For John Zwynenburg, the Security Council's vote to lift UN sanctions on Libya on Friday was neither a triumphant moment nor an angry one.
"It's another burial of my boy," he said quietly, as the 13 aye votes and two abstentions, by the US and France, were tallied inside the lofty chamber.
His son, Mark, a 29-year-old investment banker with Goldman Sachs, was killed along with 269 other people on Dec. 21, 1988, when a Libyan bomb blew Pan Am Flight 103 apart over Lockerbie, Scotland. Until the destruction of the World Trade Center, that bombing was, for most Americans, the signature act of international terrorism.
Zwynenburg, of West Nyack, New York, sat in the Security Council gallery with about 30 other family members of Pan Am 103 victims. Like witnesses at a courthouse sentencing, they gazed sternly ahead as resolution 1506, lifting the sanctions, was made official.
"I was here when the original resolution was adopted in 1992," Zwynenburg said. "My son was involved in the model UN in college." His whisper grew softer as he then said he was burying his son again.
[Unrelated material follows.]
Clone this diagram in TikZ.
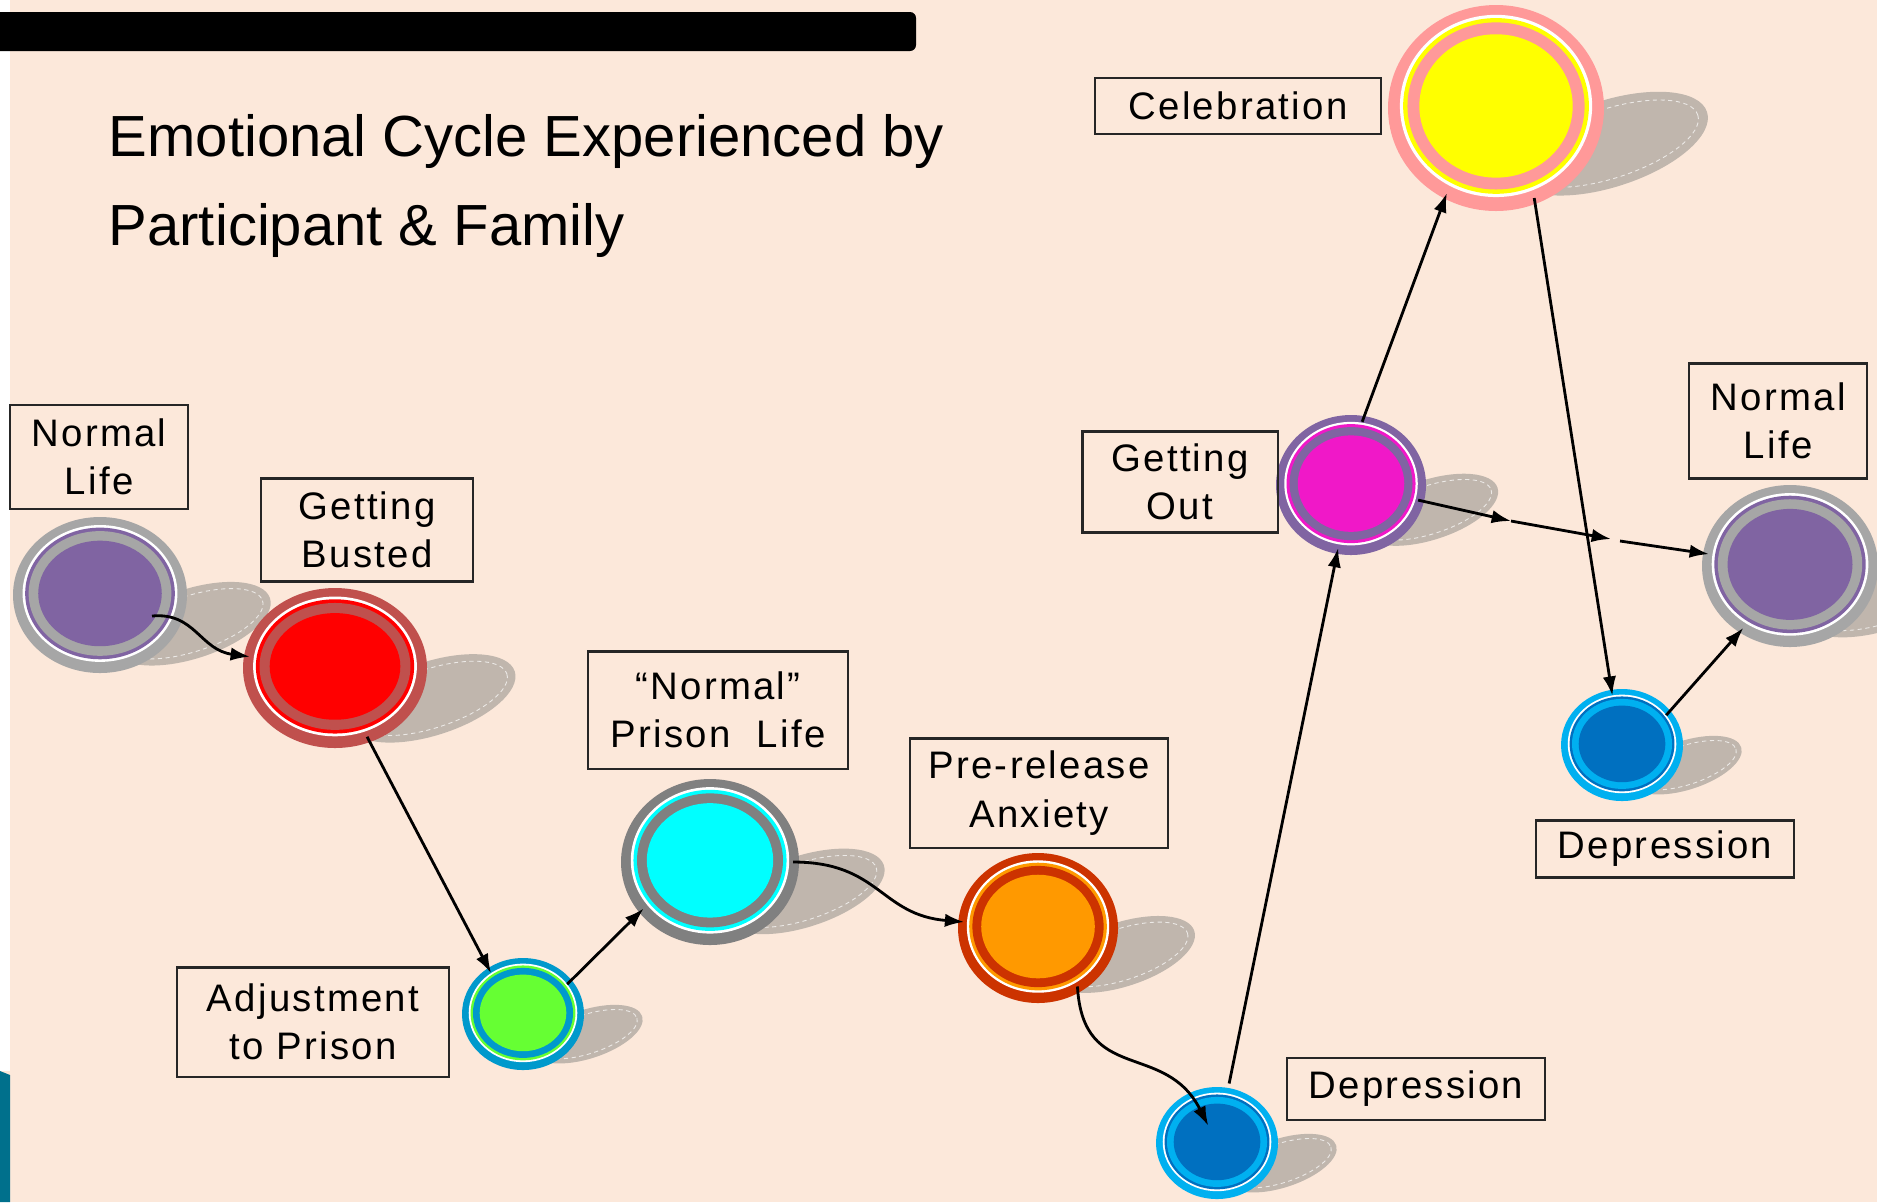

The families of the victims have lobbied for years, first for fixing responsibility, then for punishing the guilty. The UN sanctions against Libya were suspended after Tripoli, in 1999, turned over two suspects to a Scottish court. One, a military intelligence official, was convicted and the other, a Libyan airline executive, was acquitted.
"Would I have preferred military action immediately after it happened? Yes," said Kathleen Flynn of Montville, New Jersey, who lost her 21-year-old son, J.P. Flynn. After the vote, she repeated words of vindication that have become a mantra among the families: "We brought the Libyan dictator to his knees." That was a reference to the Libyan leader, Lt. Col. Muammar Qaddafi.
The vote, originally expected three weeks ago, was postponed in the face of a French veto threat. The French ambassador, Jean-Marc de la Sabliere, said this week that Paris was pressing the Libyans to increase their payments to the families of 170 people aboard a French airliner destroyed by a Libyan bomb over Niger.
The French said that a deal was reached on Thursday between the families of those victims and the Qaddafi Foundation, named for the Libyan leader. De la Sabliere explained after the vote that he had abstained to ensure Libyan commitments were "rapidly implemented."
Complying with UN demands, Libya took responsibility last month for the actions of its officials and agreed to pay US$2.7 billion, which will mean up to US$10 million to the families of each Pan Am victim.
James B. Cunningham, the deputy US ambassador, said that Washington would not block the resolution and the resulting financial awards. But he said the US had abstained because of Libya's "poor human rights record," and "its history of involvement in terrorism, and -- most important -- its pursuit of weapons of mass destruction and their means of delivery." Washington's sanctions against Libya, he said, remain "in full force."